Consider the following practices to reduce the token count:
- Remove unnecessary columns: Unnecessary columns in your tables can significantly contribute to token usage. When possible, create views to exclude redundant or non-essential fields from your raw tables. You can also hide unneeded columns in a Genie space. See Hide or show relevant columns.
- Streamline column descriptions: While column descriptions are important, avoid duplicating information already conveyed by column names. For example, if a column is named
account_name, a description like "the name of your account" might be redundant and can be omitted. - Edit column metadata in the Genie space: See Edit column metadata to learn how to edit descriptions and provide synonyms in column metadata.
- Prune example SQL queries: Include a diverse range of example SQL queries to cover various types of questions, but remove overlapping or redundant examples.

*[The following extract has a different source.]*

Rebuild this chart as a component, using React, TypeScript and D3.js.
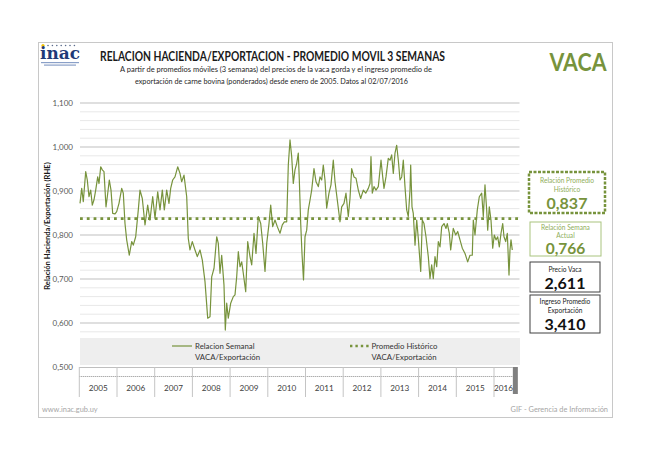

- Simplify instructions: Verify that your instructions are clear and concise. Avoid unnecessary words.
Your account is not enabled for cross-Geo processing
Genie is a Designated Service managed by Databricks. Designated Services use Databricks Geos to manage data residency. Data cannot be processed in the same Geo as the workspace for some regions. If your workspace is in one of those regions, cross-Geo processing must be enabled by your account administrator.
Reaching throughput limits
When accessing Genie spaces through the Databricks UI, throughput is limited to 20 questions per minute per workspace, across all Genie spaces.
When accessing Genie spaces using the Conversation API's free tier (Public Preview), throughput is limited to a best effort five questions per minute per workspace, across all Genie spaces. See Use the Genie API to integrate Genie into your applications.